Choquée mais pas surprise, la récente membre du staff fut, selon elle, prévenue lorsqu’elle accepta le job: « Attention au président », « Quoi que tu fasses, ne te retrouve pas coincée dans l’ascenseur avec lui… »
Une fois cet échange passé, elle en aurait discuté avec des collègues féminines qui, loin d’être étonnées, racontèrent à leur tour d’autres anecdotes de harcèlement le concernant, allant de la demande au mariage jusqu’aux contacts physiques indésirés.
Une autre femme ayant refusée de donner plus de détails sur la situation avoua cependant que le CEO fut la raison pour laquelle elle démissionna après plus de 10 ans d’emploi.
« C’était vraiment une animalerie et je dis « c’était » uniquement car je n’y travaille plus. Je suis sûre que c’est encore le cas. »
Cependant, l’ancien président ne semble pas du tout être le seul à être impliqué. Les interviews de Sports Illustrated durant des mois dépeignent une culture emplie de misogynie, de comportements de prédateurs sexuels et même de violence domestiques. Non réponse et non soutien des supérieurs, un membre reconnu de l’organisation se permettant des violences et même un employée regardant des vidéos à caractères pornographiques à son bureau. Les sources ont bien évidemment décidé de rester anonyme par peur de représailles.
Bien que considéré comme « culture du vestiaire » (locker-room culture), le vestiaire de Dallas était en réalité une sorte de refuge selon une ancienne membre du staff. Selon elle, côtoyer les joueurs en permanence n’avait jamais mené à un seul problème car elle était traitée avec respect. Ce n’est qu’une fois retournée à son bureau que son anxiété reprenait.
« L’habit ne fait pas le moine » comme on dit, et il serait difficile de trouver un profil plus brillant que celui de Terdema. Diplômé de Princeton, il obtint un master à Harvard et un diplôme de droit à Berkeley. Il fut nommé commissionnaire de la CBA à uniquement 32 ans. Une fois devenu CEO en 1993, son nom était même couramment cité pour remplacer David Stern en tant que grand manitou de la NBA.

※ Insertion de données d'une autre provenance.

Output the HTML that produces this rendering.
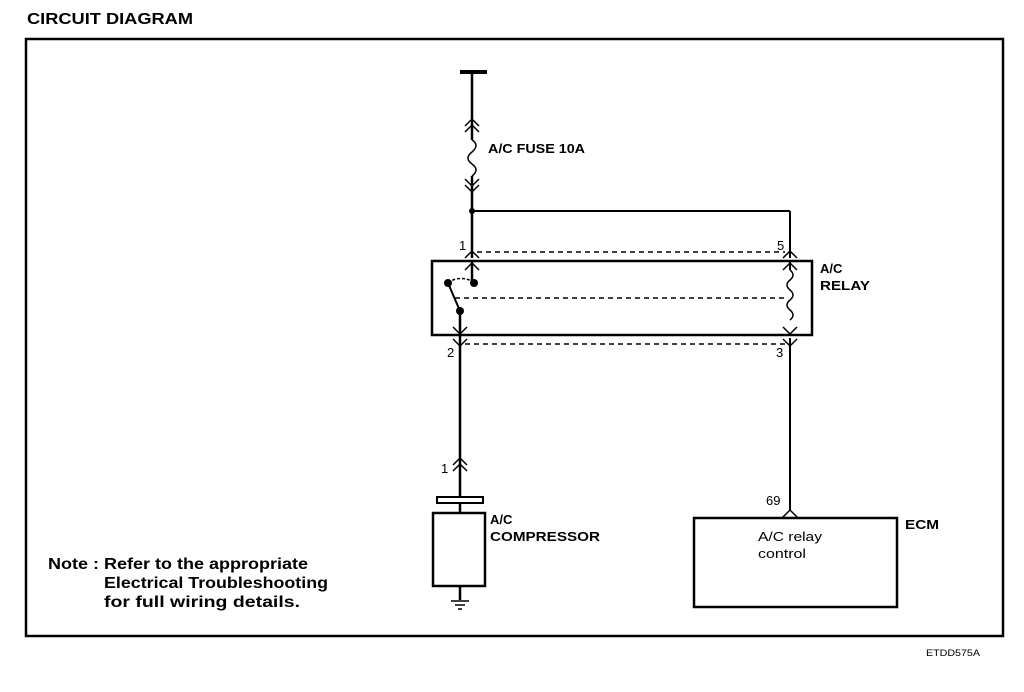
<!DOCTYPE html>
<html><head><meta charset="utf-8"><style>
body{margin:0;background:#fff;}
svg{display:block;font-family:"Liberation Sans",Arial,sans-serif;font-weight:bold;}
</style></head><body>
<svg width="1024" height="692" viewBox="0 0 1024 692" xmlns="http://www.w3.org/2000/svg">
<text x="27" y="24" font-size="16" fill="#000" textLength="166" lengthAdjust="spacingAndGlyphs">CIRCUIT  DIAGRAM</text>
<rect x="26" y="39" width="977" height="597" fill="none" stroke="#000" stroke-width="2.5"/>
<g stroke="#000" fill="none" stroke-width="2.5">
<line x1="460" y1="72" x2="487" y2="72" stroke-width="4"/>
<line x1="472" y1="72" x2="472" y2="140"/>
<path d="M472 140 q8 5 0 12 q-8 6 0 12 q8 6 0 12" stroke-width="1.5"/>
<line x1="472" y1="176" x2="472" y2="258"/>
<line x1="472" y1="211" x2="790" y2="211" stroke-width="2"/>
<line x1="790" y1="211" x2="790" y2="258" stroke-width="2"/>
<rect x="432" y="261" width="380" height="74" stroke-width="2.5"/>
<line x1="472" y1="262" x2="472" y2="283"/>
<line x1="448" y1="283" x2="460" y2="311" stroke-width="2"/>
<path d="M448 283 q10 -8 24 -2" stroke-width="1.5" stroke-dasharray="3,2"/>
<line x1="460" y1="311" x2="460" y2="498"/>
<line x1="790" y1="262" x2="790" y2="270" stroke-width="2"/>
<path d="M790 270 q6 5 0 10 q-6 5 0 10 q6 5 0 10 q-6 5 0 10 q6 5 0 10" stroke-width="1.5"/>
<line x1="790" y1="338" x2="790" y2="510" stroke-width="2"/>
<line x1="460" y1="586" x2="460" y2="600"/>
<line x1="460" y1="503" x2="460" y2="513"/>
<rect x="437" y="497" width="46" height="6" stroke-width="2"/>
<rect x="433" y="513" width="52" height="73" stroke-width="2.5"/>
<line x1="451" y1="601" x2="469" y2="601" stroke-width="1.5"/>
<line x1="455" y1="605" x2="465" y2="605" stroke-width="1.5"/>
<line x1="458" y1="609" x2="462" y2="609" stroke-width="1.5"/>
<rect x="694" y="518" width="203" height="89" stroke-width="2.5"/>
<path d="M782 518 L790 510 L798 518" stroke-width="1.5"/>
</g>
<g stroke="#000" fill="none" stroke-width="1.5">
<path d="M465 126 l7 -7 l7 7 M465 132 l7 -7 l7 7"/>
<path d="M465 179 l7 7 l7 -7 M465 185 l7 7 l7 -7"/>
<path d="M465 258 l7 -7 l7 7 M465 270 l7 -7 l7 7"/>
<path d="M783 258 l7 -7 l7 7 M783 270 l7 -7 l7 7"/>
<path d="M453 327 l7 7 l7 -7 M453 339 l7 7 l7 -7"/>
<path d="M783 327 l7 7 l7 -7 M783 339 l7 7 l7 -7"/>
<path d="M453 465 l7 -7 l7 7 M453 471 l7 -7 l7 7"/>
</g>
<g stroke="#000" stroke-width="1.5" stroke-dasharray="5,4">
<line x1="477" y1="252" x2="785" y2="252"/>
<line x1="455" y1="298" x2="785" y2="298"/>
<line x1="465" y1="344" x2="785" y2="344"/>
</g>
<circle cx="472" cy="211" r="3" fill="#000"/>
<circle cx="448" cy="283" r="4" fill="#000"/>
<circle cx="474" cy="283" r="4" fill="#000"/>
<circle cx="460" cy="311" r="4" fill="#000"/>
<g font-size="13" fill="#000" lengthAdjust="spacingAndGlyphs">
<text x="488" y="153" textLength="97" lengthAdjust="spacingAndGlyphs">A/C FUSE 10A</text>
<text x="820" y="273">A/C</text>
<text x="820" y="290" textLength="50" lengthAdjust="spacingAndGlyphs">RELAY</text>
<text x="490" y="524">A/C</text>
<text x="490" y="541" textLength="110" lengthAdjust="spacingAndGlyphs">COMPRESSOR</text>
<text x="905" y="529" textLength="34" lengthAdjust="spacingAndGlyphs">ECM</text>
</g>
<g font-size="13" font-weight="normal" fill="#000">
<text x="459" y="250">1</text>
<text x="777" y="250">5</text>
<text x="447" y="357">2</text>
<text x="776" y="357">3</text>
<text x="441" y="473">1</text>
<text x="766" y="505">69</text>
<text x="758" y="541" textLength="64" lengthAdjust="spacingAndGlyphs">A/C relay</text>
<text x="758" y="558" textLength="48" lengthAdjust="spacingAndGlyphs">control</text>
</g>
<g font-size="16" fill="#000">
<text x="48" y="569" textLength="260" lengthAdjust="spacingAndGlyphs">Note : Refer to the appropriate</text>
<text x="104" y="588" textLength="224" lengthAdjust="spacingAndGlyphs">Electrical Troubleshooting</text>
<text x="104" y="607" textLength="196" lengthAdjust="spacingAndGlyphs">for full wiring details.</text>
</g>
<text x="926" y="656" font-size="9" font-weight="normal" fill="#000" textLength="54" lengthAdjust="spacingAndGlyphs">ETDD575A</text>
</svg>
</body></html>
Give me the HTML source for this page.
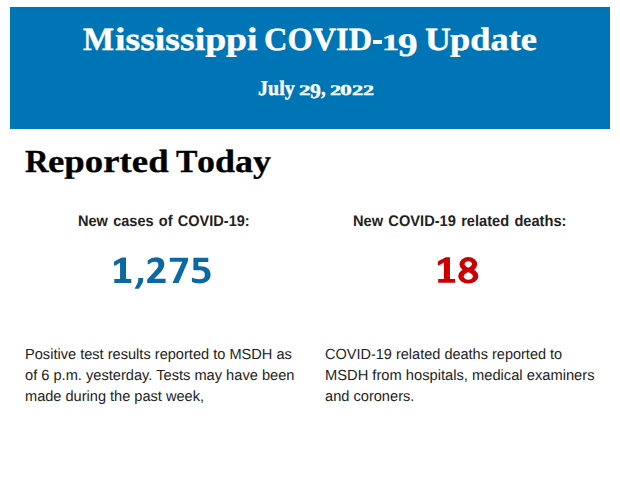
<!DOCTYPE html>
<html><head><meta charset="utf-8"><title>Mississippi COVID-19 Update</title>
<style>
html,body{margin:0;padding:0;background:#fff;}
body{width:620px;height:483px;position:relative;overflow:hidden;font-family:"Liberation Sans",sans-serif;}
.banner{position:absolute;left:10px;top:7px;width:600px;height:122px;background:#0075b5;}
.hy{position:absolute;left:373.4px;top:39.8px;width:9.1px;height:3.9px;background:#fff;}
.s{position:absolute;white-space:pre;line-height:1;transform-origin:0 0;text-rendering:geometricPrecision;}
.sf{font-family:"Liberation Serif",serif;font-weight:bold;}
.sb{font-family:"Liberation Sans",sans-serif;font-weight:bold;}
.sn{font-family:"Liberation Sans",sans-serif;font-weight:normal;}
svg{position:absolute;left:0;top:0;}
</style></head><body>
<div class="banner"></div>
<div class="hy"></div>
<span class="s sf" style="left:82.55px;top:24.02px;font-size:32.37px;color:#fff;transform:scaleX(1.0169);-webkit-text-stroke:0.4px #fff">M</span>
<span class="s sf" style="left:114.72px;top:24.02px;font-size:32.37px;color:#fff;transform:scaleX(1.1654);-webkit-text-stroke:0.4px #fff">ississippi</span>
<span class="s sf" style="left:263.7px;top:24.02px;font-size:32.37px;color:#fff;transform:scaleX(1.0019);-webkit-text-stroke:0.4px #fff">COVID</span>
<span class="s sf" style="left:381.93px;top:31.5px;font-size:22.73px;color:#fff;transform:scaleX(1.5111);-webkit-text-stroke:0.4px #fff">1</span>
<span class="s sf" style="left:397.81px;top:29.6px;font-size:32.87px;color:#fff;transform:scaleX(1.1932);-webkit-text-stroke:0.4px #fff">9</span>
<span class="s sf" style="left:425.24px;top:24.02px;font-size:32.37px;color:#fff;transform:scaleX(1.1101);-webkit-text-stroke:0.4px #fff">U</span>
<span class="s sf" style="left:449.52px;top:24.02px;font-size:32.37px;color:#fff;transform:scaleX(1.1242);-webkit-text-stroke:0.4px #fff">pdate</span>
<span class="s sf" style="left:257.69px;top:78.1px;font-size:21.07px;color:#fff;transform:scaleX(0.9526);-webkit-text-stroke:0.4px #fff">July</span>
<span class="s sf" style="left:298.62px;top:83.5px;font-size:14.55px;color:#fff;transform:scaleX(1.568);-webkit-text-stroke:0.4px #fff">2</span>
<span class="s sf" style="left:309.78px;top:81.5px;font-size:20.73px;color:#fff;transform:scaleX(1.0486);-webkit-text-stroke:0.4px #fff">9</span>
<span class="s sf" style="left:321.2px;top:78.09px;font-size:21.53px;color:#fff;transform:scaleX(0.8632);-webkit-text-stroke:0.4px #fff">,</span>
<span class="s sf" style="left:329.84px;top:83.5px;font-size:14.55px;color:#fff;transform:scaleX(1.52);-webkit-text-stroke:0.4px #fff">2</span>
<span class="s sf" style="left:340.31px;top:83.55px;font-size:15.07px;color:#fff;transform:scaleX(1.5704);-webkit-text-stroke:0.4px #fff">0</span>
<span class="s sf" style="left:351.93px;top:83.5px;font-size:14.55px;color:#fff;transform:scaleX(1.536);-webkit-text-stroke:0.4px #fff">2</span>
<span class="s sf" style="left:362.74px;top:83.5px;font-size:14.55px;color:#fff;transform:scaleX(1.52);-webkit-text-stroke:0.4px #fff">2</span>
<span class="s sf" style="left:25.09px;top:145.02px;font-size:32.06px;color:#000;transform:scaleX(1.0174);-webkit-text-stroke:0.3px #000">R</span>
<span class="s sf" style="left:48.35px;top:145.02px;font-size:32.06px;color:#000;transform:scaleX(1.1489);-webkit-text-stroke:0.3px #000">eported</span>
<span class="s sf" style="left:176.35px;top:145.02px;font-size:32.06px;color:#000;transform:scaleX(1.0024);-webkit-text-stroke:0.3px #000">T</span>
<span class="s sf" style="left:196.98px;top:145.02px;font-size:32.06px;color:#000;transform:scaleX(1.1228);-webkit-text-stroke:0.3px #000">oday</span>
<span class="s sb" style="left:78.26px;top:214.08px;font-size:15.41px;color:#222;transform:scaleX(0.9432);word-spacing:1.3px">New cases of COVID-19:</span>
<span class="s sb" style="left:353.35px;top:214.08px;font-size:15.41px;color:#222;transform:scaleX(0.9494);word-spacing:1.3px">New COVID-19 related deaths:</span>
<span class="s sn" style="left:24.56px;top:348.06px;font-size:14.7px;color:#222;transform:scaleX(0.9936)">Positive test results reported to MSDH as</span>
<span class="s sn" style="left:25.0px;top:369.06px;font-size:14.7px;color:#222;transform:scaleX(0.9961)">of 6 p.m. yesterday. Tests may have been</span>
<span class="s sn" style="left:24.81px;top:390.06px;font-size:14.7px;color:#222;transform:scaleX(0.9919)">made during the past week,</span>
<span class="s sn" style="left:324.56px;top:348.06px;font-size:14.7px;color:#222;transform:scaleX(0.9881)">COVID-19 related deaths reported to</span>
<span class="s sn" style="left:324.55px;top:369.06px;font-size:14.7px;color:#222;transform:scaleX(1.0006)">MSDH from hospitals, medical examiners</span>
<span class="s sn" style="left:324.75px;top:390.06px;font-size:14.7px;color:#222;transform:scaleX(0.995)">and coroners.</span>
<svg width="620" height="483" viewBox="0 0 620 483">
<g fill="#0c68a3">
<path d="M121.7 257.5 L126.05 257.5 L126.05 279.1 L131.3 279.1 L131.3 283 L114.3 283 L114.3 279.1 L120.05 279.1 L120.05 262.7 L115.4 265.5 Q114.2 266.1 114 264.8 L113.9 262.6 Q113.9 261.8 114.7 261.3 Z"/>
<path d="M138.3 277.9 L143.2 277.9 Q143.5 281.2 142.2 283.6 L139.2 288.2 Q138.9 288.7 138.2 288.7 L135.2 288.7 Q134.5 288.7 135 287.9 L137.6 283 Q138.3 281.3 138.3 279.6 Z"/>
<path d="M147.7 260.6 Q151.5 257.3 156 257.3 Q164.3 257.3 164.3 264.3 Q164.3 269.3 158.5 274.6 L154.2 278.8 L165.6 278.8 L165.6 283 L147.2 283 L147.2 279.6 L154.3 271.7 Q158.4 267.7 158.4 265 Q158.4 261.8 155 261.8 Q152 261.6 149.2 263.9 Q147.7 265 147.7 263.5 Z"/>
<path d="M169.8 257.7 L188 257.7 L188 260.9 L178.5 283 L172.5 283 L182.3 261.8 L169.8 261.8 Z"/>
<path d="M193.4 257.7 L208.3 257.7 L208.3 261.9 L198.4 261.9 L198.4 266.3 L200.5 266.3 C206.6 266.3 210.6 269.2 210.6 274.6 C210.6 280.2 206.3 283.4 199.8 283.4 C196.6 283.4 193.8 282.8 191.9 281.8 L191.9 277.6 C194.1 278.7 196.6 279.3 199.3 279.3 C202.8 279.3 204.9 277.8 204.9 274.9 C204.9 271.7 202.7 270.3 198.8 270.3 L193.4 270.3 Z"/>
</g>
<g fill="#cc0000">
<path transform="translate(323.9,-0.2)" d="M121.7 257.5 L126.05 257.5 L126.05 279.1 L131.3 279.1 L131.3 283 L114.3 283 L114.3 279.1 L120.05 279.1 L120.05 262.7 L115.4 265.5 Q114.2 266.1 114 264.8 L113.9 262.6 Q113.9 261.8 114.7 261.3 Z"/>
<ellipse cx="468.35" cy="264.3" rx="8.8" ry="7.2"/>
<ellipse cx="468.3" cy="276" rx="10.1" ry="7.4"/>
</g>
<path fill="#fff" d="M468.25 261.3 C470.6 261.3 471.95 262.5 471.95 264 C471.95 265.6 470.5 266.6 468.25 267.8 C466 266.6 464.55 265.6 464.55 264 C464.55 262.5 465.9 261.3 468.25 261.3 Z"/>
<path fill="#fff" d="M468.3 271.9 C470.9 273.2 472.85 274.3 472.85 276.3 C472.85 278.3 471 279.7 468.3 279.7 C465.6 279.7 463.75 278.3 463.75 276.3 C463.75 274.3 465.7 273.2 468.3 271.9 Z"/>
</svg>

</body></html>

Ses collègues disaient de lui qu’il était un génie étant capable de convaincre avec des convictions divines mais aussi qu’il transgressait régulièrement les règles quand bon lui semblait. En 1998 suite à une enquête de Dallas après plusieurs accusations de harcèlement de sa part, une refonte du staff fut effectuée avec notamment une nouvelle ligne de conduite concernant ce problème et Buddy Pittman, nouveau directeur des ressources humaines.
« Cela a été discuté et géré. Je ne tiens pas à en discuter davantage car notre objectif est de construire une bonne organisation » furent les mots de Dominique Strau.. de Tessera à l’époque.
Evidemment, cette enquête n’a pas freiné la carrière du CEO le moins du monde, et il fut prolongé pour 3 ans l’année suivante. Il conserva même son poste quand Mark Cuban racheta la franchise en 2000.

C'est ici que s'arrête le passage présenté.